Reviewed by John Johnston

With more than 6.000 book titles in print, interest in the long wars against the French Republic and the Empire evidently remains unsated. More than 600 titles deal with the naval history of the Revolutionary and the Napoleonic Wars, and nearly 400 are devoted to the battle of Trafalgar.

Standing out in such a torrent of publications is a challenge for the historian, not least when the reading public’s perception of the French Wars is shaped by romance and the historical novel rather than accounts of events and analyses of statistics. 

Almost a century ago, the Irish historian, Eileen Power faced a similar problem when she sought to reinvigorate interest in the Middle Ages. Power brought together source materials from the Middle Ages and wove them into a series of short stories which presented medieval people as real persons, with whose travails and pleasures readers could readily identify. Her book, Medieval People, caught the public imagination and remains in print to this day. Mark Jessop follows in that honourable tradition, taking the reader on a guided tour of the Royal Navy as it evolved between 1800 and 1815 through a sequence of fictional vignettes that recount the events and changes of those years as common people experienced them and which are contextualised in clearly, simply, and uncomplicatedly written essays. 

The presentation of Trafalgar exemplifies Jessop’s tour.

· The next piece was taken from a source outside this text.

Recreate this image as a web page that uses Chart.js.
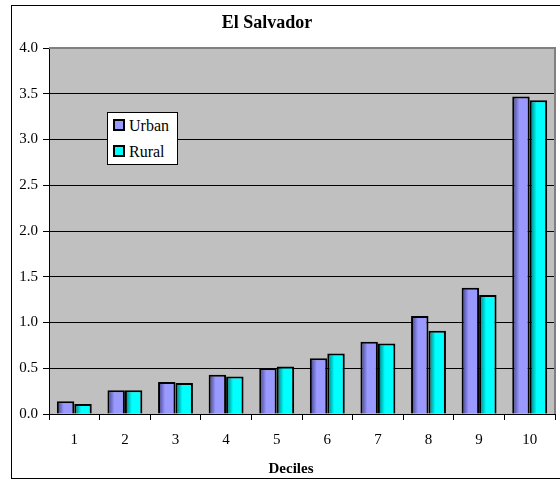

Three petty officers meet the sisters of a deceased friend and describe to them the terror, the stench, and the confusion of the unnamed but immediately recognisable battle in which he died. The short essay traces the sequence of events that led to the battle, places the battle into its strategic context, and details the costs of victory and defeat. A second vignette follows: a poet struggling to reconcile the triumph at Trafalgar with the heavy British losses suddenly realises that the unexpected victory has not only lifted the sense of national despair but that, in freeing England from the threat of invasion, it has also been a moment of national liberation. Jessop thus subtly brings together the tension between the human cost of Nelson’s triumph and the palpable relief which his success engendered.

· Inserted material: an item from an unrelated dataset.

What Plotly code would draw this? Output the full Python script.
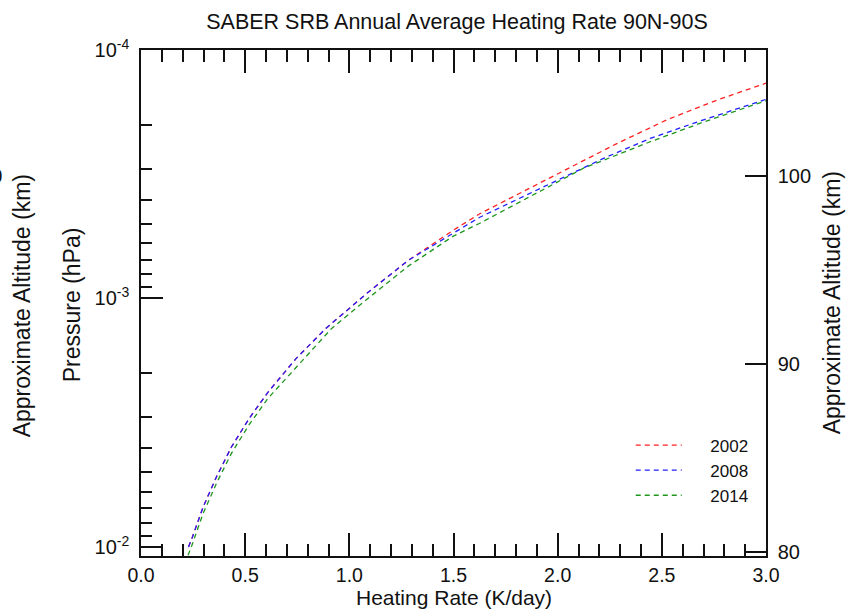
import plotly.graph_objects as go

# ---- data ----
hr_2002 = [0.228, 0.244, 0.298, 0.362, 0.434, 0.519, 0.610, 0.743, 0.887, 1.083,
           1.283, 1.499, 1.624, 2.000, 2.284, 2.524, 2.765, 3.000]
p_2002 = [1.00e-2, 9.26e-3, 6.91e-3, 5.23e-3, 3.96e-3, 3.04e-3, 2.38e-3, 1.75e-3, 1.32e-3, 9.55e-4,
          7.02e-4, 5.31e-4, 4.57e-4, 3.16e-4, 2.38e-4, 1.91e-4, 1.59e-4, 1.36e-4]

hr_2008 = [0.228, 0.244, 0.298, 0.362, 0.434, 0.519, 0.610, 0.743, 0.887, 1.083,
           1.283, 1.499, 1.624, 2.000, 2.220, 2.444, 2.700, 3.000]
p_2008 = [1.00e-2, 9.26e-3, 6.91e-3, 5.23e-3, 3.96e-3, 3.04e-3, 2.38e-3, 1.75e-3, 1.32e-3, 9.55e-4,
          7.02e-4, 5.46e-4, 4.72e-4, 3.34e-4, 2.73e-4, 2.27e-4, 1.91e-4, 1.58e-4]

hr_2014 = [0.226, 0.244, 0.298, 0.362, 0.434, 0.519, 0.610, 0.754, 0.915, 1.083,
           1.283, 1.499, 1.624, 2.124, 2.444, 2.700, 3.000]
p_2014 = [1.08e-2, 9.86e-3, 7.33e-3, 5.55e-3, 4.20e-3, 3.22e-3, 2.52e-3, 1.86e-3, 1.32e-3, 1.01e-3,
          7.41e-4, 5.61e-4, 4.99e-4, 2.99e-4, 2.34e-4, 1.95e-4, 1.60e-4]

years = ["2002", "2008", "2014"]
colors = ["#ff2020", "#2020ff", "#1e961e"]

x_ticks = [0.0, 0.5, 1.0, 1.5, 2.0, 2.5, 3.0]
x_ticklabels = ["0.0", "0.5", "1.0", "1.5", "2.0", "2.5", "3.0"]
p_ticks = [1e-4, 1e-3, 1e-2]
p_ticklabels = ["10<sup>-4</sup>", "10<sup>-3</sup>", "10<sup>-2</sup>"]
p_minor = [m * 10.0 ** e for e in (-4, -3, -2) for m in range(2, 10)]
alt_ticks = [80, 90, 100]
alt_ticklabels = ["80", "90", "100"]

P_RANGE = [-1.9637, -4.0]      # log10(hPa), bottom -> top
ALT_RANGE = [79.78, 106.69]    # km

FONT = "Liberation Sans, Arial, Helvetica, sans-serif"

fig = go.Figure()
for yr, hr, p, c in zip(years, [hr_2002, hr_2008, hr_2014],
                        [p_2002, p_2008, p_2014], colors):
    fig.add_trace(go.Scatter(
        x=hr, y=p, mode="lines", name="\u00a0\u00a0\u00a0\u00a0\u00a0" + yr,
        line=dict(color=c, width=1.3, dash="5px,4px"),
        xaxis="x", yaxis="y"))

# invisible traces to activate top x axis and right altitude axis
fig.add_trace(go.Scatter(x=[None], y=[None], xaxis="x2", yaxis="y",
                         showlegend=False, hoverinfo="skip"))
fig.add_trace(go.Scatter(x=[None], y=[None], xaxis="x", yaxis="y2",
                         showlegend=False, hoverinfo="skip"))

axis_common = dict(showline=True, linecolor="#111", linewidth=1.5,
                   ticks="inside", tickcolor="#111", tickwidth=1.5,
                   showgrid=False, zeroline=False)

fig.update_layout(
    width=846, height=609,
    margin=dict(l=141, r=80, t=50, b=53),
    paper_bgcolor="white", plot_bgcolor="white",
    font=dict(family=FONT, size=20, color="#111"),
    title=dict(text="SABER SRB Annual Average Heating Rate 90N-90S",
               font=dict(family=FONT, size=21.5, color="#111"),
               x=(457 - 141) / 625, xref="paper", xanchor="center",
               y=1 - 21 / 609, yref="container", yanchor="middle"),
    xaxis=dict(range=[0, 3], tickvals=x_ticks, ticktext=x_ticklabels,
               ticklen=23, ticklabelstandoff=1,
               minor=dict(ticks="inside", dtick=0.1, tick0=0, ticklen=12,
                          tickwidth=1.5, tickcolor="#111"),
               tickfont=dict(size=19.5), **axis_common),
    xaxis2=dict(range=[0, 3], overlaying="x", side="top", matches="x",
                tickvals=x_ticks, showticklabels=False, ticklen=23,
                minor=dict(ticks="inside", dtick=0.1, tick0=0, ticklen=12,
                           tickwidth=1.5, tickcolor="#111"),
                **axis_common),
    yaxis=dict(type="log", range=P_RANGE, tickvals=p_ticks, ticktext=p_ticklabels,
               ticklen=22, ticklabelstandoff=6,
               minor=dict(ticks="inside", tickvals=p_minor, ticklen=11,
                          tickwidth=1.5, tickcolor="#111"),
               tickfont=dict(size=20), **axis_common),
    yaxis2=dict(range=ALT_RANGE, overlaying="y", side="right",
                tickvals=alt_ticks, ticktext=alt_ticklabels, ticklen=21,
                ticklabelstandoff=6,
                tickfont=dict(size=20), **axis_common),
    showlegend=True,
    legend=dict(x=0.7836, y=0.254, xanchor="left", yanchor="top",
                bgcolor="rgba(0,0,0,0)", font=dict(size=17, color="#111"),
                tracegroupgap=0, itemwidth=46),
    annotations=[
        dict(text="Heating Rate (K/day)", xref="paper", yref="paper",
             x=0.5, y=-(597 - 555.7) / 506, xanchor="center", yanchor="middle",
             showarrow=False, font=dict(size=21)),
        dict(text="Pressure (hPa)", xref="paper", yref="paper",
             x=-(141 - 72) / 625, y=(555.7 - 305) / 506, xanchor="center", yanchor="middle",
             textangle=-90, showarrow=False, font=dict(size=23)),
        dict(text="Approximate Altitude (km)", xref="paper", yref="paper",
             x=-(141 - 22) / 625, y=(555.7 - 305) / 506, xanchor="center", yanchor="middle",
             textangle=-90, showarrow=False, font=dict(size=23)),
        dict(text="Approximate Altitude (km)", xref="paper", yref="paper",
             x=(832 - 141) / 625, y=(555.7 - 303) / 506, xanchor="center", yanchor="middle",
             textangle=-90, showarrow=False, font=dict(size=23)),
        dict(text="100", xref="paper", yref="paper",
             x=-(141 - 3.5) / 625, y=(555.7 - 175.7) / 506,
             xanchor="right", yanchor="middle", showarrow=False,
             font=dict(size=20)),
    ],
)

fig.write_html("out.html")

The vignettes are collages, skilfully fabricated from contemporary newspapers, memoirs, parliamentary reports, and private correspondence. They are entirely credible, and one can imagine oneself overhearing the conversation between the petty officers and the sisters or sitting beside the poet as he struggles for inspiration. They bring the cold explanation and analysis of events, technological developments, and naval tactics in the essays to life, so that one moves seamlessly from one perspective to another in grasping the complex and multi-facetted character of England and its navy in the early nineteenth century. 

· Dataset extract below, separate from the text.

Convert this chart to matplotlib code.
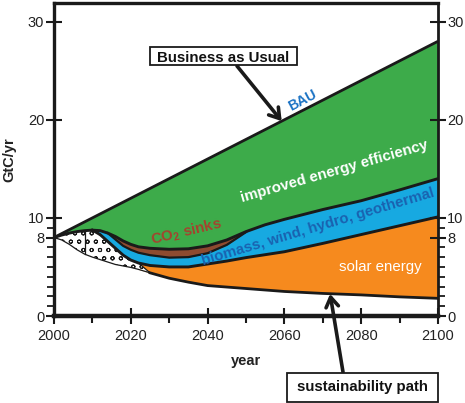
import numpy as np
import matplotlib
matplotlib.use("Agg")
import matplotlib.pyplot as plt
from matplotlib.patches import Rectangle

plt.rcParams['font.family'] = ['Liberation Sans', 'DejaVu Sans']
plt.rcParams['mathtext.fontset'] = 'custom'
plt.rcParams['mathtext.rm'] = 'Liberation Sans:bold'
plt.rcParams['mathtext.it'] = 'Liberation Sans:bold'
plt.rcParams['mathtext.bf'] = 'Liberation Sans:bold'
plt.rcParams['hatch.linewidth'] = 0.7

nan = np.nan
# ---- data (GtC/yr) ----
years = [2000, 2002, 2004, 2006, 2008, 2010, 2012, 2014, 2016, 2018, 2020, 2022,
         2025, 2030, 2035, 2040, 2045, 2050, 2055, 2060, 2070, 2080, 2090, 2100]
bau_years = [2000, 2100]
bau = [8.0, 28.0]
# lower edge of "improved energy efficiency" wedge
efficiency_floor = [8.0, 8.25, 8.45, 8.6, 8.7, 8.75, 8.7, 8.45, 8.1, 7.65, 7.3, 7.05,
                    6.9, 6.8, 6.85, 7.15, 7.75, 8.6, 9.3, 9.85, 10.85, 11.75, 12.85, 14.0]
# lower edge of CO2 sinks band
sinks_floor = [nan, nan, nan, nan, nan, nan, nan, 8.45, 7.8, 7.15, 6.75, 6.45,
               6.2, 5.95, 6.0, 6.4, 7.25, 8.55, nan, nan, nan, nan, nan, nan]
# lower edge of biomass/wind/hydro/geothermal band
renewables_floor = [nan, nan, nan, nan, nan, 8.75, 8.3, 7.6, 6.9, 6.2, 5.7, 5.4,
                    5.15, 5.0, 5.0, 5.3, 5.6, 5.95, 6.25, 6.55, 7.4, 8.3, 9.2, 10.1]
# sustainability path
sustainability = [8.0, 7.75, 7.3, 6.75, 6.3, 6.0, 5.75, 5.5, 5.25, 5.1, 4.95, 4.75,
                  4.4, 3.85, 3.45, 3.1, 2.95, 2.8, 2.65, 2.5, 2.3, 2.15, 1.95, 1.8]
solar_start = 2022
dotted_end = 2025
divider_year = 2008

x_ticks = [2000, 2020, 2040, 2060, 2080, 2100]
x_minor = [2010, 2030, 2050, 2070, 2090]
y_ticks = [0, 8, 10, 20, 30]
y_minor = [1, 2, 3, 4, 5, 6, 7, 9]

GREEN = '#3dab4a'
BLUE = '#17a9e1'
ORANGE = '#f68a1e'
BROWN = '#8e4b30'
INK = '#1a1a1a'

W, H = 465, 403
fig = plt.figure(figsize=(W / 100, H / 100), dpi=100)
ax = fig.add_axes([54 / W, (H - 316) / H, (438 - 54) / W, (316 - 3) / H])

yr = np.array(years, dtype=float)
eff = np.array(efficiency_floor)
snk = np.array(sinks_floor)
ren = np.array(renewables_floor)
sus = np.array(sustainability)

# green wedge
ax.fill(list(bau_years) + list(yr[::-1]), list(bau) + list(eff[::-1]),
        color=GREEN, lw=0, zorder=1)
# blue band
m = ~np.isnan(ren)
ax.fill_between(yr[m], eff[m], ren[m], color=BLUE, lw=0, zorder=2)
# brown band
ms = ~np.isnan(snk)
ax.fill_between(yr[ms], eff[ms], snk[ms], color=BROWN, lw=0, zorder=3)
# orange band
mo = yr >= solar_start
ax.fill_between(yr[mo], ren[mo], sus[mo], color=ORANGE, lw=0, zorder=2)

# dotted region
md = yr <= dotted_end
top = np.where(yr <= 2010, eff, ren)[md]
top[-1] = sus[md][-1]
px_ = list(yr[md]) + list(yr[md][::-1])
py_ = list(top) + list(sus[md][::-1])
ax.fill(px_, py_, facecolor='white', edgecolor=INK, hatch='oo', lw=0.0, zorder=4)
ax.plot(yr[md][-2:], top[-2:], color=INK, lw=0.9, zorder=5)
ax.plot(yr[md], sus[md], color=INK, lw=0.9, zorder=5)
di = years.index(divider_year)
ax.plot([divider_year, divider_year], [sus[di], eff[di]], color=INK, lw=0.9, zorder=5)

# outlines
ax.plot(bau_years, bau, color=INK, lw=2.0, zorder=6, solid_capstyle='butt')
ax.plot(yr, eff, color=INK, lw=2.1, zorder=6)
ax.plot(yr[ms], snk[ms], color=INK, lw=1.6, zorder=6)
ax.plot(yr[m], ren[m], color=INK, lw=2.1, zorder=6)
ax.plot(yr[yr >= dotted_end], sus[yr >= dotted_end], color=INK, lw=2.0, zorder=6)

ax.set_xlim(2000, 2100)
ax.set_ylim(0, 31.9)
ax.set_xticks(x_ticks)
ax.set_xticks(x_minor, minor=True)
ax.set_yticks(y_ticks)
ax.set_yticks(y_minor, minor=True)

for s in ['left', 'top']:
    ax.spines[s].set_linewidth(2.4)
ax.spines['right'].set_linewidth(2.0)
ax.spines['bottom'].set_linewidth(3.2)
for s in ax.spines.values():
    s.set_color(INK)
    s.set_zorder(10)

ax.tick_params(axis='x', which='major', direction='inout', length=11, width=1.5,
               colors=INK, labelsize=10.5, pad=3.5, labelcolor='#222222')
ax.tick_params(axis='x', which='minor', direction='out', length=5, width=1.5, colors=INK)
ax.tick_params(axis='y', which='major', direction='inout', length=11, width=1.5,
               colors=INK, labelsize=10.5, pad=1.5, labelcolor='#222222',
               left=True, right=True, labelleft=True, labelright=False)
ax.tick_params(axis='y', which='minor', direction='out', length=5, width=1.3,
               colors=INK, left=True, right=True)

ax2 = ax.twinx()
ax2.set_ylim(ax.get_ylim())
ax2.set_yticks(y_ticks)
ax2.set_yticks(y_minor, minor=True)
ax2.tick_params(axis='y', which='major', direction='inout', length=11, width=1.5,
                colors=INK, labelsize=10.5, pad=1.0, labelcolor='#222222')
ax2.tick_params(axis='y', which='minor', direction='out', length=5, width=1.3, colors=INK)
for s in ax2.spines.values():
    s.set_visible(False)
ax.tick_params(axis='y', which='both', right=False)

ax.set_ylabel('GtC/yr', fontsize=10.5, fontweight='bold', color='#222222')
ax.yaxis.set_label_coords(-0.097, 0.5)
ax.set_xlabel('year', fontsize=10.5, fontweight='bold', color='#222222')
ax.xaxis.set_label_coords(0.5, -0.12)

# in-chart labels
ax.text(2064.8, 22.0, 'BAU', color='#1a72c4', fontsize=10, fontweight='bold',
        rotation=28, ha='center', va='center', rotation_mode='anchor', zorder=8)
ax.text(2072.9, 14.7, 'improved energy efficiency', color='white', fontsize=10.8,
        fontweight='bold', rotation=16, ha='center', va='center', rotation_mode='anchor', zorder=8)
ax.text(2034.4, 8.6, 'CO$_2$ sinks', color='#a5432e', fontsize=10.8, fontweight='bold',
        rotation=13.5, ha='center', va='center', rotation_mode='anchor', zorder=8)
ax.text(2068.7, 9.1, 'biomass, wind, hydro, geothermal', color='#1a62b0', fontsize=10.8,
        fontweight='bold', rotation=16.5, ha='center', va='center', rotation_mode='anchor', zorder=8)
ax.text(2084.9, 5.0, 'solar energy', color='white', fontsize=10.8,
        ha='center', va='center', zorder=8)

def fx(p):
    return p / W

def fy(p):
    return 1 - p / H

# Business as Usual box
fig.add_artist(Rectangle((fx(150), fy(65)), (297 - 150) / W, (65 - 47) / H,
                         transform=fig.transFigure, facecolor='white', edgecolor=INK, lw=1.3, zorder=20))
fig.text(fx(223.5), fy(61.5), 'Business as Usual', fontsize=10.8, fontweight='bold',
         ha='center', va='baseline', color='#111111', zorder=21)
ax.annotate('', xy=(2059.3, 19.86), xycoords='data', xytext=(fx(237), fy(66)),
            textcoords='figure fraction',
            arrowprops=dict(arrowstyle='->,head_length=0.7,head_width=0.45', lw=2.6,
                            color=INK, shrinkA=0, shrinkB=0), zorder=9)

# sustainability path box
fig.add_artist(Rectangle((fx(287), fy(402)), (438 - 287) / W, (402 - 373) / H,
                         transform=fig.transFigure, facecolor='white', edgecolor=INK, lw=1.3, zorder=20))
fig.text(fx(362), fy(391), 'sustainability path', fontsize=10.8, fontweight='bold',
         ha='center', va='baseline', color='#111111', zorder=21)
ax.annotate('', xy=(2071.9, 2.25), xycoords='data', xytext=(fx(343), fy(372)),
            textcoords='figure fraction', annotation_clip=False,
            arrowprops=dict(arrowstyle='->,head_length=0.7,head_width=0.45', lw=2.6,
                            color=INK, shrinkA=0, shrinkB=0), zorder=9)

fig.savefig('out.png', dpi=100)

Jessop’s thought-provoking study of how unremitting warfare affected people and society and spurred the development of new technologies and practices at sea is a homage to the pioneering works of Jeremy Black, Linda Colley, and Edward Thompson and a worthy continuance of Power’s idea of sparking the interest of the reading public through fiction. Anyone considering how to differentiate their exhibition or a publication from those of others will do well to look at this work, while the general reader will find it difficult to put the book down. Anyone who is seeking a Christmas present could do well to start here.